After this opened Job his mouth, and cursed his day.—Job 3.1

This chapter records the first great out-pouring of complaint on the part of Job, and, as we have said, the opportunity for it was unquestionably created by the silent sympathy of his friends. That it is a terrible outcry, will not be denied. Taken as a whole, it was a cry for escape, rather than a description of his sorrows. These were patent, self-evident, even to the on looking friends, although they could not possibly fathom all the terrors through which he had passed, or those in the midst of which he was then living. Escape seemed the only desirable thing. There was no suggestion of seeking escape through death by his own act. But he had come to hate life. Therefore he cursed the day of his birth, and the night of his conception: he lamented that he had been preserved for such days as these: he celebrated the blessing-of death through which men escape the sorrows of life. At this point we are tempted to begin our criticism. We say none has any right to curse the day of his birth, or to lament the fact of his life. That is a cold argument —logical, and perhaps even true. But before we say a word, let us honestly place ourselves in similar circumstances. And at once let us say, and remember it throughout, that no word of God rebuked him. Moreover, let us gather the real value of this story, as it reveals to us the fact that there is relief in pouring out all the heart feels in moments of darkness. Such outpouring is a far more healthy thing for the soul than dark and silent brooding. Or to endeavour to remember the whole fact. Here was a man who through suffering which had no explanation to himself, was co-operating with God. The very agonies here expressed were part of that suffering co-operation. What a revelation this is of the greatness of man.

Job 4:18

He putteth no trust in His servants! And His angels He chargeth with folly.—Job 4.18

These words occur in the course of the first address of Eliphaz. In considering every one of these addresses of the friends of Job, we shall have to distinguish between the truths they uttered, and their failure to bring any help to Job. They were wonderful men, wonderful, that is, in the remarkable light and under-standing they possessed. I question whether any exception can be taken to anything they said. But there were so many things they did not know. They did not know the philosophy which would include the experiences of Job. Their persistent mistake was that of attempting to explain everything by their knowledge, which, spacious as it was, was altogether too narrow. Take these particular words. How true they are. So great is God, and so great the universe over which He reigns, that it is impossible for Him finally to trust in any other than Himself. In the ultimate, knowledge, even that of angels, is folly. It is all true, and reveals a very remarkable Apprehension of truth on the part of Eliphaz. But what bearing had such a statement on the case of Job? None whatever. Eliphaz thought it had, because his deduction was that such a God punishes evil. He was right so far. But when he concluded that all suffering was punishment, he was wrong. Of suffering as a way of working in the activity of God, and a way of co-operation on the part of man, he never dreamed. Yet that was going on before his eyes. His own statement was a rebuke, had he but known it. Even then God was charging him with folly.

Job 5:17

Happy is the man whom God correcteth: Therefore despise not thou the chastening of the Almighty. Job 5.17.

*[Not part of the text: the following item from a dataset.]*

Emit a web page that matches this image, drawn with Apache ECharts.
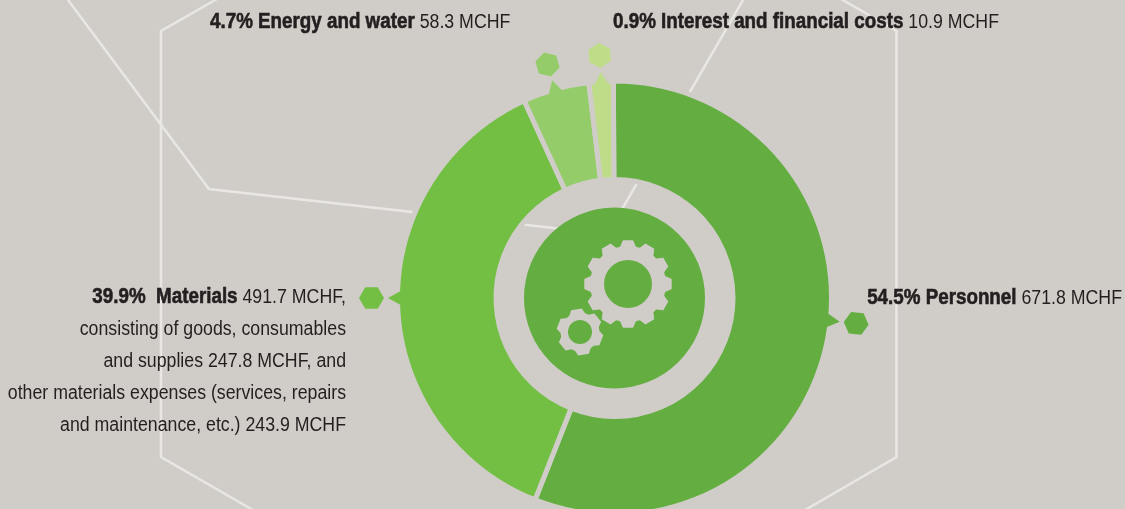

Eliphaz is still speaking. We first note the inapplicability of these words to Job. God was not correcting him: the experiences through which he was passing were not of the nature of chastening. All his sufferings were produced by Satan, and permitted by God. In this permission God was honouring a man "perfect and upright," and who "feared God and eschewed evil," by admitting him to partnership in operations which at last would give the lie to evil, and indicate the greatness of the human soul. Recognizing that, we may then ponder the splendid truth which Eliphaz uttered in these words. God does correct man for wrong-doing: He does chasten His sons when by any disobedience they cease to be perfect and upright. When those who are His, depart from His fear, and compromise with evil, then by afflictions, pains, sorrows, He corrects, chastens, and so restores them. Happy indeed is the man who is the object of this severe, and yet gracious Divine solicitude and activity. The wisdom of such a man consists ever in submission to the chastisement. At the time it is never joyous but grievous: but afterwards it worketh the peaceable fruits of righteousness. God's eyes in great love are ever set upon that "afterward." What unutterable folly, if in such a case, we despise the chastening: that is, if we fail to yield ourselves to its intenti.ns. To do so, is to prevent the peace toward which it is proceeding. Far better know the troubling that comes from God today, than the disaster of the troubles which come from our own waywardness and wickedness, unchecked by correction and chastisement.

Job 6:8

Oh, tfiat I might have my request; And that God would grant me the thing that I long for. Job. 6.8.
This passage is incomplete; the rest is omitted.